The Story Behind Manzano’s Comeback

After the World Championships, he went to the beach to unwind.

After the World Championships, he went to the beach to unwind

(c) 2012 Race Results Weekly, all rights reserved. Used with permission.

TEDDINGTON, ENGLAND — When Leo Manzano left the track at the IAAF World Championships in Daegu last summer after finishing last in his semi-final of the 1500m, he was limping badly and had a huge ice bag lashed to the back of his left thigh. His ailing hamstring, which had bothered him for much of the year, had betrayed him. At first he was determined to rehab it aggressively, but he soon realized that the pain was more than in his leg.

“That was pretty painful, not just physically but mentally,” he said in an interview here with Race Results Weekly two days ago. “I did try to rehab it after the World Championships for two or three weeks. I didn’t just give up but, you know, the season’s over. You know, what else am I going to do?”
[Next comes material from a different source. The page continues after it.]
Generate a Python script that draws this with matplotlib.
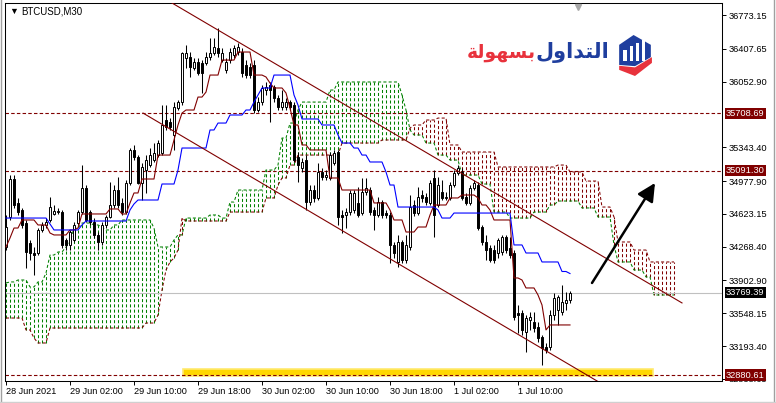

Manzano, 27, the 2012 USA Olympic Trials champion, didn’t so much throw in the towel, but decided to lie on one, instead.

“The first thing I had to do was just kind of back away from the sport,” said Manzano, who grew up in Marble Falls, Texas. “I literally got away.  I got away for an entire a month, something I had literally never done in my life before. “I didn’t do any running.  I went to Costa Rica for about two weeks, and just kind of hung out in Costa Rica and didn’t do much. I just kind of just hung out and sat on the beach.”

Slowly, Manzano felt like himself again.His leg felt better, but more importantly the desire to train and compete started to come back.

“Looking back, that break was huge for me,” he said. “When I came back, there was definitely a different fire, a different feeling: I wanted to start training again.”

Manzano did his usual winter training in Mexico with his coach, John Cook, and the Austin Track Club. He started to get into good form, and opened his indoor season last February in Fayetteville, Ark., with a 3:57.92 mile, a solid start. Two weeks later, he won the USA indoor title at 1500m for the second time in Albuquerque, beating world championships bronze medalist and Olympic teammate Matthew Centrowitz by running 26.74 seconds for the final 200 meters (at high altitude). Manzano was back.

“I really didn’t know what to expect,” Manzano said of the indoor meet. “My training at that point had just been superb. We hadn’t even really gotten on the track yet, just more or less a lot of strength, a lot of strength work, mostly tempos.”

Manzano’s outdoor season progressed well, from beating Bernard Lagat on the last leg of the distance medley relay at the Penn Relays, to running a 3:53.07 mile at the Prefontaine Classic, and then winning at the Trials over Centrowitz by running the last 400m in 53.08 seconds. That stinging kick has always been Manzano’s best competitive tool, but he said that he can’t afford to rely on it too much like he did when he competed in the NCAA ranks for the University of Texas.

“Back in the day, in my college days or a year or two after, that (thought) was kind of there,” he said. “Not at this point. I mean, it’s the world championships, it’s the Olympics: you can’t do that. You’ve got to give it your all.”

Manzano, whose father operates a stone crushing machine at a mine in Marble Falls, feels that he can run to a high finish at the London Games, provided he pays close attention to his positioning. He’s confident in his 52-second closing speed, but has to be in the right place in order to use it.

“Positioning, that’s the biggest thing,” he reasoned.  “I know if I’m in the right place at the right time I have a good chance here, to finish in the top three or top five.”